Robinson’s home-schooling experience influences his perspective on public education. For example, he would like to see public school principals empowered to hire whomever they want to teach reading to students, regardless of whether they are licensed as teachers. The elder Robinson tried to pass this concept in Senate Bill 1534, which died in the last session.

“We don’t care whether they’re licensed by the state, the principal can decide whether they’re effective or not,” Robinson said. “We know that if implemented, that would work very well because there’s homeschool mothers everywhere that could be hired and they do it successfully.”

Like Goodwin, Robinson is also a law-and-order candidate. And his father voted against House Bill 4002, which passed with bipartisan support to address the fentanyl addiction crisis. The bill, now signed into law, will create a new misdemeanor that carries up to six months in jail in drug possession cases, but only when probation is revoked.

Republicans wanted to make the penalty a class A misdemeanor, which can carry up to a year in jail, while Democrats sought a class C misdemeanor, which carries up to 30 days in jail. 

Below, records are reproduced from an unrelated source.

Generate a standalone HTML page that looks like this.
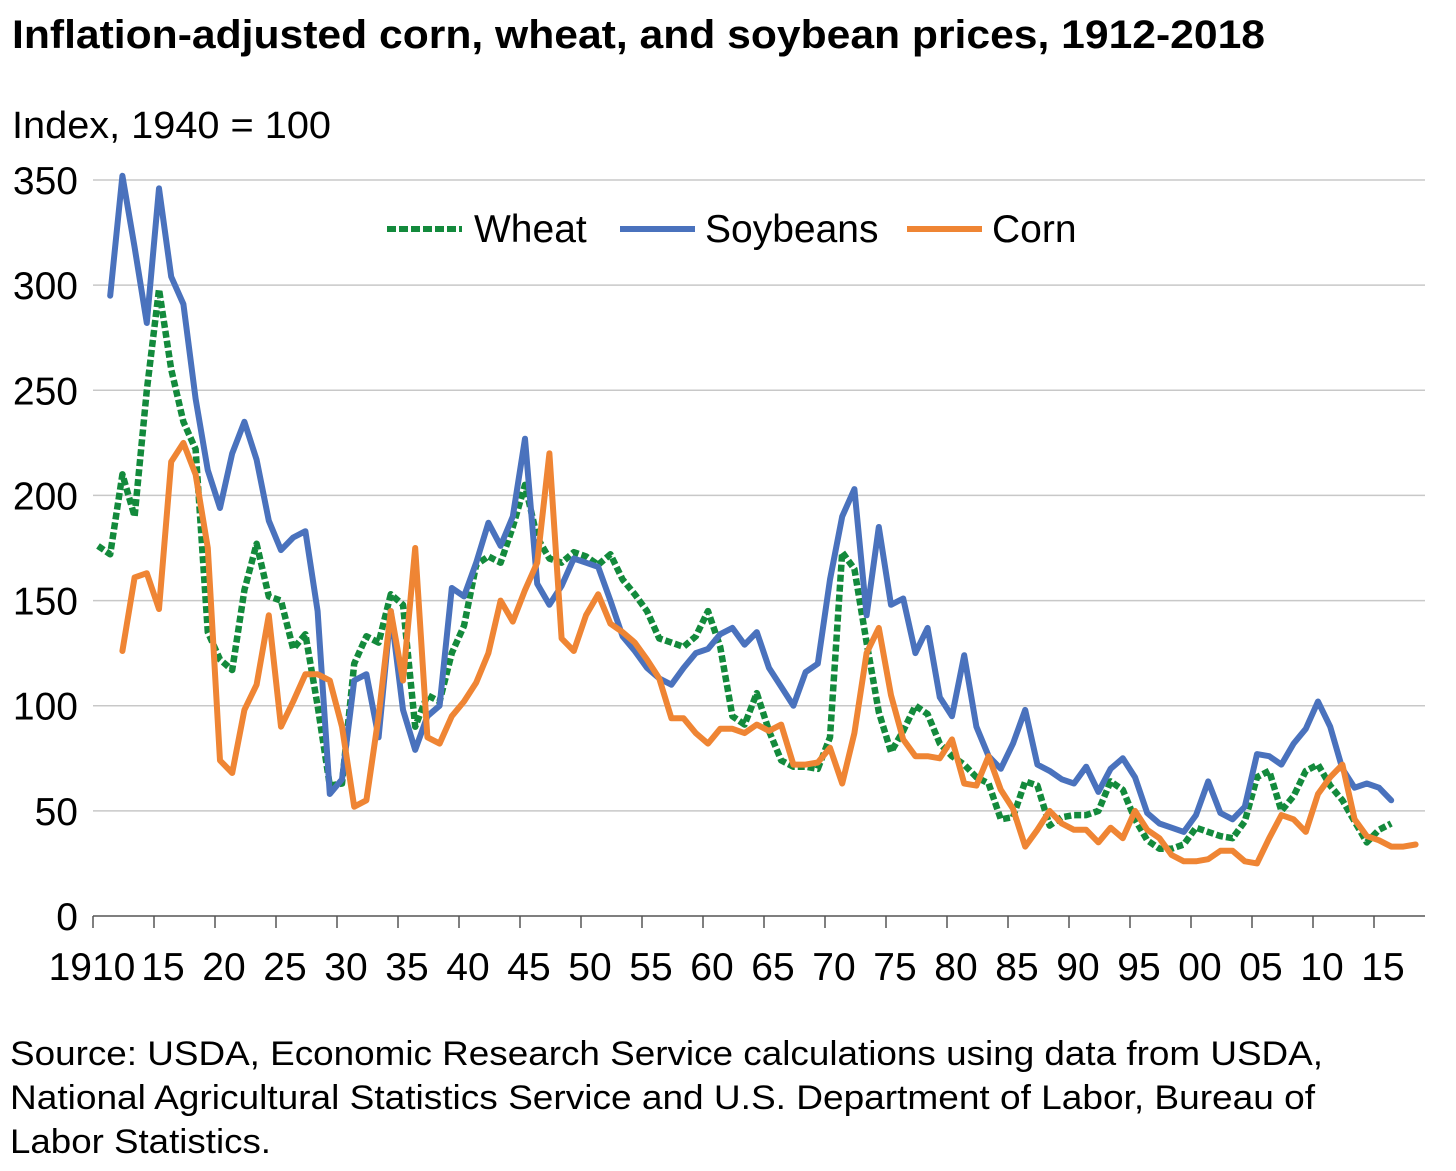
<!DOCTYPE html>
<html><head><meta charset="utf-8"><style>
body{margin:0;background:#fff;font-family:"Liberation Sans",Arial,sans-serif;}
svg text{font-family:"Liberation Sans",Arial,sans-serif;fill:#000;}
</style></head><body>
<svg width="1456" height="1166" viewBox="0 0 1456 1166" xmlns="http://www.w3.org/2000/svg">
<text x="12" y="48" font-size="40" font-weight="bold" textLength="1253" lengthAdjust="spacingAndGlyphs">Inflation-adjusted corn, wheat, and soybean prices, 1912-2018</text>
<text x="12" y="138" font-size="38" textLength="319" lengthAdjust="spacingAndGlyphs">Index, 1940 = 100</text>
<g id="grid"></g>
<g id="axes"></g>
<g id="series"></g>
<g>
<line x1="387" y1="229" x2="462" y2="229" stroke="#138a3c" stroke-width="6" stroke-dasharray="9,3"/>
<text x="474" y="242" font-size="39">Wheat</text>
<line x1="620" y1="229" x2="695" y2="229" stroke="#4a72bd" stroke-width="6"/>
<text x="705" y="242" font-size="39">Soybeans</text>
<line x1="907" y1="229" x2="982" y2="229" stroke="#ef8534" stroke-width="6"/>
<text x="992" y="242" font-size="39">Corn</text>
</g>
<g font-size="34">
<text x="10" y="1065" textLength="1313" lengthAdjust="spacingAndGlyphs">Source: USDA, Economic Research Service calculations using data from USDA,</text>
<text x="10" y="1109" textLength="1305" lengthAdjust="spacingAndGlyphs">National Agricultural Statistics Service and U.S. Department of Labor, Bureau of</text>
<text x="10" y="1153" textLength="261" lengthAdjust="spacingAndGlyphs">Labor Statistics.</text>
</g>
</svg>
<script>
const yTicks=[0,50,100,150,200,250,300,350];
const xTickLabels=["1910","15","20","25","30","35","40","45","50","55","60","65","70","75","80","85","90","95","00","05","10","15"];
const wheatStart=1910;
const wheat=[176,172,210,190,250,298,260,235,222,135,122,117,155,177,152,150,127,134,100,62,63,120,133,130,153,148,90,105,102,125,138,167,171,168,185,205,180,170,168,173,171,167,172,160,153,145,132,130,128,133,145,128,95,91,106,88,74,71,71,70,85,173,165,130,97,78,88,100,96,82,76,72,66,63,46,47,64,62,43,47,48,48,50,64,60,46,36,32,32,34,42,40,38,37,45,66,69,50,57,69,72,62,55,45,35,41,44];
const soyStart=1911;
const soybeans=[295,352,318,282,346,304,291,246,212,194,220,235,217,188,174,180,183,145,58,65,112,115,85,145,98,79,95,100,156,152,168,187,176,190,227,158,148,157,170,168,166,150,133,126,118,113,110,118,125,127,134,137,129,135,118,109,100,116,120,160,190,203,143,185,148,151,125,137,104,95,124,90,76,70,82,98,72,69,65,63,71,59,70,75,66,49,44,42,40,48,64,49,46,52,77,76,72,82,89,102,90,70,61,63,61,55];
const cornStart=1912;
const corn=[126,161,163,146,216,225,210,175,74,68,98,110,143,90,102,115,115,112,90,52,55,95,145,112,175,85,82,95,102,111,125,150,140,155,168,220,132,126,143,153,139,135,130,122,113,94,94,87,82,89,89,87,91,88,91,72,72,73,80,63,87,125,137,105,84,76,76,75,84,63,62,76,60,51,33,41,50,44,41,41,35,42,37,50,41,37,29,26,26,27,31,31,26,25,37,48,46,40,58,66,72,46,38,36,33,33,34];

const NS="http://www.w3.org/2000/svg";
const X0=93,X1=1425,Y0=916,PPU=(916-180)/350,PPY=12.2;
function yS(v){return Y0-v*PPU;}
function xTick(yr){return X0+(yr-1910)*PPY;}
function xS(yr){return X0+5+(yr-1910)*PPY;}
const grid=document.getElementById('grid'),axes=document.getElementById('axes'),ser=document.getElementById('series');
function mk(tag,attrs,parent){const e=document.createElementNS(NS,tag);for(const k in attrs)e.setAttribute(k,attrs[k]);parent.appendChild(e);return e;}
yTicks.forEach(v=>{
  if(v>0){const l=mk('line',{x1:X0,x2:X1,y1:yS(v),y2:yS(v),stroke:'#c8c8c8','stroke-width':1.5},grid);
  
  }
  const t=mk('text',{x:78,y:yS(v)+14,'text-anchor':'end','font-size':39},axes);
  t.textContent=v;
  
  
});
const ax=mk('line',{x1:X0,x2:X1,y1:Y0,y2:Y0,stroke:'#555','stroke-width':1.5},axes);


xTickLabels.forEach((lab,i)=>{
  const x=xTick(1910+i*5);
  const tk=mk('line',{x1:x,x2:x,y1:Y0,y2:Y0+12,stroke:'#555','stroke-width':1.5},axes);
  
  
  const t=mk('text',{x:i==0?x-1:x+9,y:980,'text-anchor':'middle','font-size':39},axes);
  t.textContent=lab;
  
  
});
function line(data,start,color,dash,name){
  const pts=data.map((v,i)=>xS(start+i).toFixed(1)+','+yS(v).toFixed(1)).join(' ');
  const p=mk('polyline',{points:pts,fill:'none',stroke:color,'stroke-width':dash?6.5:6,'stroke-linejoin':'round','stroke-linecap':dash?'butt':'round'},ser);
  if(dash)p.setAttribute('stroke-dasharray','7,3');
  
  
}
line(wheat,wheatStart,'#138a3c',true,'wheat-line');
line(soybeans,soyStart,'#4a72bd',false,'soybeans-line');
line(corn,cornStart,'#ef8534',false,'corn-line');
</script>
</body></html>
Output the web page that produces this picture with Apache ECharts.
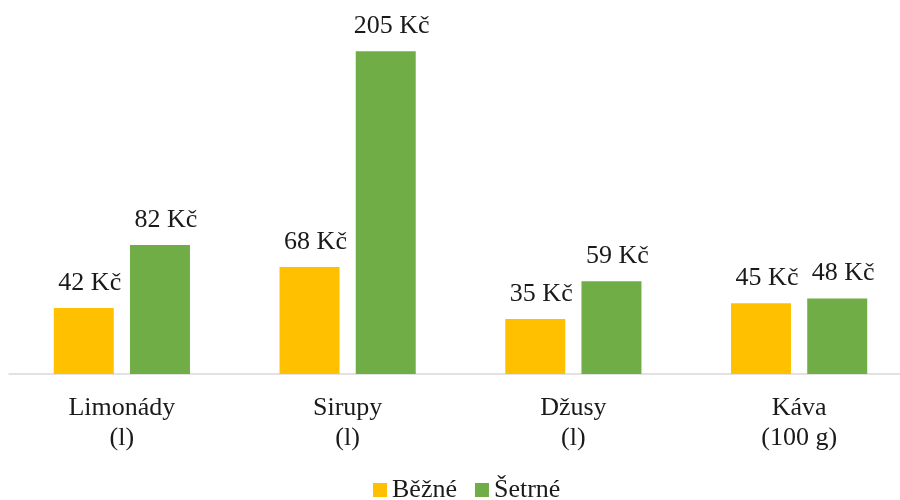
<!DOCTYPE html>
<html>
<head>
<meta charset="utf-8">
<script src="https://cdn.jsdelivr.net/npm/echarts@6/dist/echarts.min.js"></script>
<style>
  html, body { margin: 0; padding: 0; background: #fff; }
  #chart { width: 900px; height: 500px; }
</style>
</head>
<body>
<div id="chart"></div>
<script>
var categories = ['Limonády\n(l)', 'Sirupy\n(l)', 'Džusy\n(l)', 'Káva\n(100 g)'];
var seriesNames = ['Běžné', 'Šetrné'];
var bezne = [42, 68, 35, 45];
var setrne = [82, 205, 59, 48];

var chart = echarts.init(document.getElementById('chart'));
var font = '"Liberation Serif", "Times New Roman", serif';
var textColor = '#1a1a1a';

var labelOpt = {
    show: true,
    position: 'top',
    distance: 12,
    offset: [6, 0],
    formatter: '{c} Kč',
    fontFamily: font,
    fontSize: 26,
    color: textColor
};

chart.setOption({
    animation: false,
    textStyle: { fontFamily: font },
    color: ['#FFC000', '#70AD47'],
    legend: {
        data: seriesNames,
        bottom: -8,
        left: 368,
        itemWidth: 14,
        itemHeight: 14,
        itemGap: 18,
        icon: 'rect',
        textStyle: { fontFamily: font, fontSize: 26, color: textColor }
    },
    grid: {
        left: 9,
        right: -12,
        top: 12,
        bottom: 126,
        outerBoundsMode: 'none'
    },
    xAxis: {
        type: 'category',
        data: categories,
        axisLine: { lineStyle: { color: '#D9D9D9', width: 1.5 } },
        axisTick: { show: false },
        axisLabel: {
            fontFamily: font,
            fontSize: 26,
            lineHeight: 30,
            color: textColor,
            margin: 19
        }
    },
    yAxis: {
        type: 'value',
        min: 0,
        max: 230,
        show: false,
        splitLine: { show: false }
    },
    series: [
        {
            name: seriesNames[0],
            type: 'bar',
            data: bezne,
            barWidth: 60,
            barGap: '27%',
            label: labelOpt
        },
        {
            name: seriesNames[1],
            type: 'bar',
            data: setrne,
            barWidth: 60,
            label: labelOpt
        }
    ]
});
</script>
</body>
</html>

In a bipartisan compromise, lawmakers agreed to create the new misdemeanor, and Art Robinson voted against it.

Noah Robinson said that was the right thing to do. He said the Republicans should have insisted on a class A misdemeanor.

“This is just one example of where I don’t think the deal-making helps the Republicans,” Robinson said. 

Robinson said the $211 million allocated in the bill for drug addiction treatment and related services will help address the crisis, but he said the bill didn’t go far enough. “We should have been able to get something much better by just standing on principle and saying ‘No, this is what we do,’” Robinson said.